To be done. Make an exact copy of the lines, leaving the pictures out.

────

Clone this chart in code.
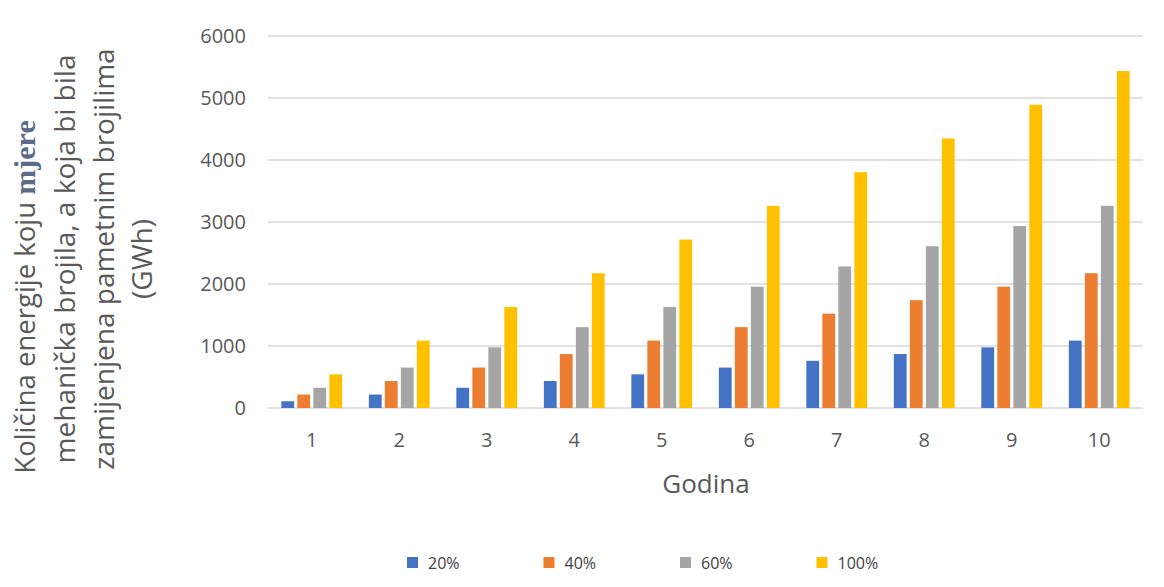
<!DOCTYPE html>
<html lang="hr">
  <head>
    <meta charset="UTF-8" />
    <title>Godina</title>
    <script src="https://d3js.org/d3.v7.min.js"></script>
    <style>
      body {
        margin: 0;
        background: #ffffff;
      }
      text {
        font-family: "Open Sans", "Noto Sans", sans-serif;
      }
      .grid line {
        stroke: #d9d9d9;
        stroke-width: 1.3px;
      }
    </style>
  </head>
  <body>
    <svg id="chart"></svg>
  </body>
  <script>
    const years = ["1", "2", "3", "4", "5", "6", "7", "8", "9", "10"];
    const seriesNames = ["20%", "40%", "60%", "100%"];
    const s20 = [109, 217, 326, 435, 543, 652, 761, 870, 978, 1087];
    const s40 = [217, 435, 652, 870, 1087, 1304, 1522, 1739, 1957, 2174];
    const s60 = [326, 652, 978, 1304, 1630, 1957, 2283, 2609, 2935, 3261];
    const s100 = [543, 1087, 1630, 2174, 2717, 3261, 3804, 4348, 4891, 5435];
    const yTicks = [0, 1000, 2000, 3000, 4000, 5000, 6000];
    const colors = ["#4472c4", "#ed7d31", "#a5a5a5", "#ffc000"];

    const allSeries = [s20, s40, s60, s100];
    const width = 1164;
    const height = 587;
    const margin = { left: 268, right: 21, top: 36, bottom: 179 };

    const svg = d3
      .select("#chart")
      .attr("width", width)
      .attr("height", height);

    const x0 = d3
      .scaleBand()
      .domain(years)
      .range([margin.left, width - margin.right])
      .paddingInner(0.305)
      .paddingOuter(0.1525);

    const x1 = d3
      .scaleBand()
      .domain(seriesNames)
      .range([0, x0.bandwidth()])
      .paddingInner(0.2);

    const y = d3
      .scaleLinear()
      .domain([0, 6000])
      .range([height - margin.bottom, margin.top]);

    // gridlines
    svg
      .append("g")
      .attr("class", "grid")
      .selectAll("line")
      .data(yTicks)
      .enter()
      .append("line")
      .attr("x1", margin.left)
      .attr("x2", width - margin.right)
      .attr("y1", (d) => y(d))
      .attr("y2", (d) => y(d));

    // y tick labels
    svg
      .append("g")
      .selectAll("text")
      .data(yTicks)
      .enter()
      .append("text")
      .attr("x", margin.left - 22)
      .attr("y", (d) => y(d))
      .attr("dy", "0.35em")
      .attr("text-anchor", "end")
      .attr("fill", "#595959")
      .style("font-size", "20px")
      .text((d) => d);

    // bars
    const groups = svg
      .append("g")
      .selectAll("g")
      .data(years)
      .enter()
      .append("g")
      .attr("transform", (d) => `translate(${x0(d)},0)`);

    groups
      .selectAll("rect")
      .data((d, i) => seriesNames.map((s, j) => ({ s, v: allSeries[j][i], c: colors[j] })))
      .enter()
      .append("rect")
      .attr("x", (d) => x1(d.s))
      .attr("width", x1.bandwidth())
      .attr("y", (d) => y(d.v))
      .attr("height", (d) => y(0) - y(d.v))
      .attr("fill", (d) => d.c);

    // x tick labels
    svg
      .append("g")
      .selectAll("text")
      .data(years)
      .enter()
      .append("text")
      .attr("x", (d) => x0(d) + x0.bandwidth() / 2)
      .attr("y", 440)
      .attr("dy", "0.35em")
      .attr("text-anchor", "middle")
      .attr("fill", "#595959")
      .style("font-size", "20px")
      .text((d) => d);

    // x axis title
    svg
      .append("text")
      .attr("x", 706)
      .attr("y", 484)
      .attr("dy", "0.35em")
      .attr("text-anchor", "middle")
      .attr("fill", "#595959")
      .style("font-size", "26px")
      .text("Godina");

    // y axis title (rotated, 4 lines)
    const line1 = svg
      .append("text")
      .attr("transform", "translate(35,297) rotate(-90)")
      .attr("text-anchor", "middle")
      .attr("fill", "#595959")
      .style("font-size", "27.5px");
    line1.append("tspan").text("Količina energije koju ");
    line1
      .append("tspan")
      .style("font-family", "'Liberation Serif', 'DejaVu Serif', serif")
      .style("font-size", "30px")
      .style("font-weight", "bold")
      .attr("fill", "#5a6c89")
      .text("mjere");

    const otherLines = [
      "mehanička brojila, a koja bi bila",
      "zamijenjena pametnim brojilima",
      "(GWh)",
    ];
    svg
      .append("g")
      .selectAll("text")
      .data(otherLines)
      .enter()
      .append("text")
      .attr("transform", (d, i) => `translate(${75 + i * 38.5},259) rotate(-90)`)
      .attr("text-anchor", "middle")
      .attr("fill", "#595959")
      .style("font-size", "28px")
      .text((d) => d);

    // legend
    const legend = svg
      .append("g")
      .selectAll("g")
      .data(seriesNames)
      .enter()
      .append("g")
      .attr("transform", (d, i) => `translate(${407 + i * 136.5},557)`);

    legend
      .append("rect")
      .attr("width", 11)
      .attr("height", 11)
      .attr("fill", (d, i) => colors[i]);

    legend
      .append("text")
      .attr("x", 21)
      .attr("y", 6)
      .attr("dy", "0.35em")
      .attr("fill", "#404040")
      .style("font-size", "16px")
      .text((d) => d);
  </script>
</html>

────

Output.
Clone this chart in code.
<!DOCTYPE html>
<html lang="hr">
  <head>
    <meta charset="UTF-8" />
    <title>Godina</title>
    <script src="https://d3js.org/d3.v7.min.js"></script>
    <style>
      body {
        margin: 0;
        background: #ffffff;
      }
      text {
        font-family: "Open Sans", "Noto Sans", sans-serif;
      }
      .grid line {
        stroke: #d9d9d9;
        stroke-width: 1.3px;
      }
    </style>
  </head>
  <body>
    <svg id="chart"></svg>
  </body>
  <script>
    const years = ["1", "2", "3", "4", "5", "6", "7", "8", "9", "10"];
    const seriesNames = ["20%", "40%", "60%", "100%"];
    const s20 = [109, 217, 326, 435, 543, 652, 761, 870, 978, 1087];
    const s40 = [217, 435, 652, 870, 1087, 1304, 1522, 1739, 1957, 2174];
    const s60 = [326, 652, 978, 1304, 1630, 1957, 2283, 2609, 2935, 3261];
    const s100 = [543, 1087, 1630, 2174, 2717, 3261, 3804, 4348, 4891, 5435];
    const yTicks = [0, 1000, 2000, 3000, 4000, 5000, 6000];
    const colors = ["#4472c4", "#ed7d31", "#a5a5a5", "#ffc000"];

    const allSeries = [s20, s40, s60, s100];
    const width = 1164;
    const height = 587;
    const margin = { left: 268, right: 21, top: 36, bottom: 179 };

    const svg = d3
      .select("#chart")
      .attr("width", width)
      .attr("height", height);

    const x0 = d3
      .scaleBand()
      .domain(years)
      .range([margin.left, width - margin.right])
      .paddingInner(0.305)
      .paddingOuter(0.1525);

    const x1 = d3
      .scaleBand()
      .domain(seriesNames)
      .range([0, x0.bandwidth()])
      .paddingInner(0.2);

    const y = d3
      .scaleLinear()
      .domain([0, 6000])
      .range([height - margin.bottom, margin.top]);

    // gridlines
    svg
      .append("g")
      .attr("class", "grid")
      .selectAll("line")
      .data(yTicks)
      .enter()
      .append("line")
      .attr("x1", margin.left)
      .attr("x2", width - margin.right)
      .attr("y1", (d) => y(d))
      .attr("y2", (d) => y(d));

    // y tick labels
    svg
      .append("g")
      .selectAll("text")
      .data(yTicks)
      .enter()
      .append("text")
      .attr("x", margin.left - 22)
      .attr("y", (d) => y(d))
      .attr("dy", "0.35em")
      .attr("text-anchor", "end")
      .attr("fill", "#595959")
      .style("font-size", "20px")
      .text((d) => d);

    // bars
    const groups = svg
      .append("g")
      .selectAll("g")
      .data(years)
      .enter()
      .append("g")
      .attr("transform", (d) => `translate(${x0(d)},0)`);

    groups
      .selectAll("rect")
      .data((d, i) => seriesNames.map((s, j) => ({ s, v: allSeries[j][i], c: colors[j] })))
      .enter()
      .append("rect")
      .attr("x", (d) => x1(d.s))
      .attr("width", x1.bandwidth())
      .attr("y", (d) => y(d.v))
      .attr("height", (d) => y(0) - y(d.v))
      .attr("fill", (d) => d.c);

    // x tick labels
    svg
      .append("g")
      .selectAll("text")
      .data(years)
      .enter()
      .append("text")
      .attr("x", (d) => x0(d) + x0.bandwidth() / 2)
      .attr("y", 440)
      .attr("dy", "0.35em")
      .attr("text-anchor", "middle")
      .attr("fill", "#595959")
      .style("font-size", "20px")
      .text((d) => d);

    // x axis title
    svg
      .append("text")
      .attr("x", 706)
      .attr("y", 484)
      .attr("dy", "0.35em")
      .attr("text-anchor", "middle")
      .attr("fill", "#595959")
      .style("font-size", "26px")
      .text("Godina");

    // y axis title (rotated, 4 lines)
    const line1 = svg
      .append("text")
      .attr("transform", "translate(35,297) rotate(-90)")
      .attr("text-anchor", "middle")
      .attr("fill", "#595959")
      .style("font-size", "27.5px");
    line1.append("tspan").text("Količina energije koju ");
    line1
      .append("tspan")
      .style("font-family", "'Liberation Serif', 'DejaVu Serif', serif")
      .style("font-size", "30px")
      .style("font-weight", "bold")
      .attr("fill", "#5a6c89")
      .text("mjere");

    const otherLines = [
      "mehanička brojila, a koja bi bila",
      "zamijenjena pametnim brojilima",
      "(GWh)",
    ];
    svg
      .append("g")
      .selectAll("text")
      .data(otherLines)
      .enter()
      .append("text")
      .attr("transform", (d, i) => `translate(${75 + i * 38.5},259) rotate(-90)`)
      .attr("text-anchor", "middle")
      .attr("fill", "#595959")
      .style("font-size", "28px")
      .text((d) => d);

    // legend
    const legend = svg
      .append("g")
      .selectAll("g")
      .data(seriesNames)
      .enter()
      .append("g")
      .attr("transform", (d, i) => `translate(${407 + i * 136.5},557)`);

    legend
      .append("rect")
      .attr("width", 11)
      .attr("height", 11)
      .attr("fill", (d, i) => colors[i]);

    legend
      .append("text")
      .attr("x", 21)
      .attr("y", 6)
      .attr("dy", "0.35em")
      .attr("fill", "#404040")
      .style("font-size", "16px")
      .text((d) => d);
  </script>
</html>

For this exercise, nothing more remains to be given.